Photo via State Rep. Tony Tinderholt/Facebook

Texas state rep wants to make all abortion illegal, make women more ‘personally responsible’

He also believes making abortion illegal will reduce pregnancies.


Jessica Machado


Published Jan 24, 2017   Updated May 25, 2021, 3:36 am CDT

The Texas representative who introduced a bill that would make all abortions illegal in the state has explained his reasoning behind his controversial House Bill 948: He believes criminalizing abortion would force women to be more “personally responsible.”

In an interview with the Texas Observer, Rep. Tony Tinderholt said, “Right now, it’s real easy. Right now, they don’t make it important to be personally responsible because they know that they have a backup of ‘Oh, I can just go get an abortion.’”

However, many would argue that Texas is not a state where abortion access is “real easy.” Restrictive laws closed more than half of the state’s clinics between 2013 and 2016, disproportionately affecting black and Latina women and leaving many to seek abortions in other states. While the Supreme Court struck down those laws in July, many of those clinics remain shuttered, since it takes time to rebuild staff and find new facilities.
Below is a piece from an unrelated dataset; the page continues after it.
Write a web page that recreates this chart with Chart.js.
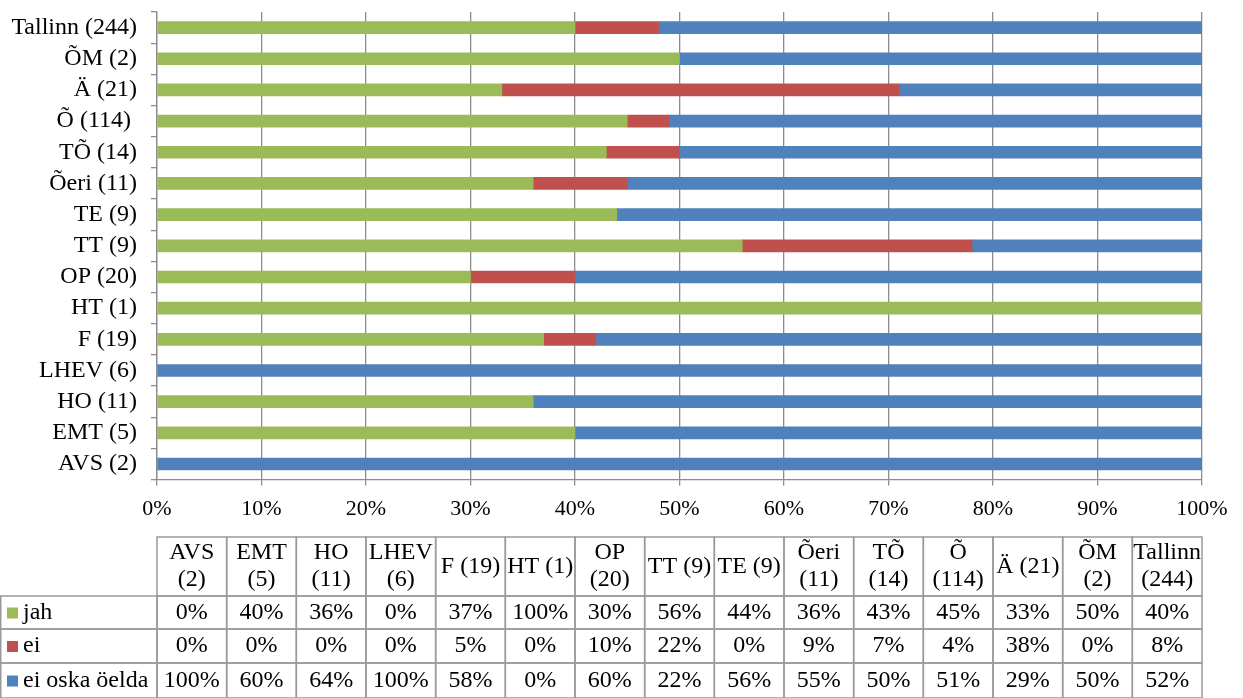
<!DOCTYPE html>
<html>
<head>
<meta charset="utf-8">
<script src="https://cdn.jsdelivr.net/npm/chart.js@4/dist/chart.umd.min.js"></script>
<style>
  html, body { margin: 0; padding: 0; background: #fff; }
  #wrap { width: 1243px; height: 698px; position: relative; }
</style>
</head>
<body>
<div id="wrap"><canvas id="chart"></canvas></div>
<script>
'use strict';

const categories = ['AVS (2)', 'EMT (5)', 'HO (11)', 'LHEV (6)', 'F (19)', 'HT (1)', 'OP (20)',
  'TT (9)', 'TE (9)', 'Õeri (11)', 'TÕ (14)', 'Õ (114) ', 'Ä (21)', 'ÕM (2)', 'Tallinn (244)']
const seriesNames = ['jah', 'ei', 'ei oska öelda']
const jahData = [0, 40, 36, 0, 37, 100, 30, 56, 44, 36, 43, 45, 33, 50, 40]
const eiData = [0, 0, 0, 0, 5, 0, 10, 22, 0, 9, 7, 4, 38, 0, 8]
const eiOskaData = [100, 60, 64, 100, 58, 0, 60, 22, 56, 55, 50, 51, 29, 50, 52]
const xTicks = [0, 10, 20, 30, 40, 50, 60, 70, 80, 90, 100]

const colors = ['#9bbb59', '#c0504d', '#4f81bd']
const FONT = '"Liberation Serif", "Times New Roman", serif'
const gridColor = '#8c8c8c'

// draws the data table under the chart, columns lined up with the plot area
const dataTable = {
  id: 'dataTable',
  afterDraw(chart) {
    const ctx = chart.ctx
    const area = chart.chartArea
    const rows = [jahData, eiData, eiOskaData]
    const colW = (area.right - area.left) / categories.length
    const headTop = 537, headBottom = 596
    const rowLines = [596, 629, 663, 698]

    ctx.save()
    ctx.strokeStyle = '#9a9a9a'
    ctx.lineWidth = 1.5
    ctx.font = '24px ' + FONT
    ctx.fillStyle = '#000'
    ctx.textBaseline = 'middle'
    ctx.textAlign = 'center'

    // header cells
    categories.forEach((cat, i) => {
      const x0 = area.left + i * colW
      ctx.strokeRect(x0, headTop, colW, headBottom - headTop)
      const txt = cat.trim()
      const cx = x0 + colW / 2
      if (ctx.measureText(txt).width > colW - 1) {
        const parts = txt.split(' ')
        ctx.fillText(parts[0], cx, headTop + 16)
        ctx.fillText(parts.slice(1).join(' '), cx, headTop + 43)
      } else {
        ctx.fillText(txt, cx, (headTop + headBottom) / 2)
      }
    })

    // data rows
    rows.forEach((vals, r) => {
      const y0 = rowLines[r], y1 = rowLines[r + 1]
      const cy = (y0 + y1) / 2
      ctx.strokeRect(0.75, y0, area.left - 0.75, y1 - y0)
      ctx.fillStyle = colors[r]
      ctx.fillRect(7, cy - 5, 11, 11)
      ctx.fillStyle = '#000'
      ctx.textAlign = 'left'
      ctx.fillText(seriesNames[r], 23, cy)
      ctx.textAlign = 'center'
      vals.forEach((v, i) => {
        const x0 = area.left + i * colW
        ctx.strokeRect(x0, y0, colW, y1 - y0)
        ctx.fillText(v + '%', x0 + colW / 2, cy)
      })
    })
    ctx.restore()
  }
}

function myChart() {
  const ctx = document.getElementById('chart').getContext('2d')
  const chart = new Chart(ctx, {
    type: 'bar',
    data: {
      labels: categories,
      datasets: [{
        label: seriesNames[0],
        data: jahData,
        backgroundColor: colors[0],
      },
      {
        label: seriesNames[1],
        data: eiData,
        backgroundColor: colors[1],
      },
      {
        label: seriesNames[2],
        data: eiOskaData,
        backgroundColor: colors[2],
      }]
    },
    options: {
      indexAxis: 'y',
      responsive: true,
      maintainAspectRatio: false,
      animation: false,
      datasets: { bar: { barThickness: 12 } },
      layout: { padding: { top: 12, right: 41, bottom: 166, left: 0 } },
      plugins: {
        legend: { display: false },
        tooltip: { enabled: false },
      },
      scales: {
        x: {
          stacked: true,
          min: 0,
          max: 100,
          afterBuildTicks: (scale) => { scale.ticks = xTicks.map((v) => ({ value: v })) },
          ticks: {
            callback: (v) => v + '%',
            color: '#000',
            font: { family: FONT, size: 22 },
            padding: 10,
            maxRotation: 0,
          },
          grid: { color: gridColor, lineWidth: 1.3, tickLength: 6 },
          border: { color: gridColor, width: 1.3 },
        },
        y: {
          stacked: true,
          reverse: true,
          afterFit: (scale) => {
            scale.width = 157
            scale.paddingTop = 0
            scale.paddingBottom = 0
          },
          ticks: {
            color: '#000',
            font: { family: FONT, size: 24 },
            padding: 14,
            autoSkip: false,
          },
          grid: { offset: true, drawOnChartArea: false, color: gridColor, lineWidth: 1.3, tickLength: 6 },
          border: { color: gridColor, width: 1.3 },
        }
      }
    },
    plugins: [dataTable]
  })
}

myChart()
</script>
</body>
</html>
Just this December, Texas also proposed a rule that the fetal tissue from miscarriages and abortions get a proper burial or be cremated. (That rule is currently blocked, awaiting further review from a U.S. District judge.)

Tinderholt went to on to tell the Observer, “Now, we both know that consenting adults don’t always think smartly sometimes. But consenting adults need to also consider the repercussions of the sexual relationship that they’re gonna have, which is a child.”

He also stated that criminalizing all abortion would “reduce pregnancies.”

However, studies have shown that anti-abortion laws don’t lower pregnancy rates—access to contraception does. Instead, criminalizing and restricting access to abortion has historically led to unsafe abortion methods and some women’s deaths.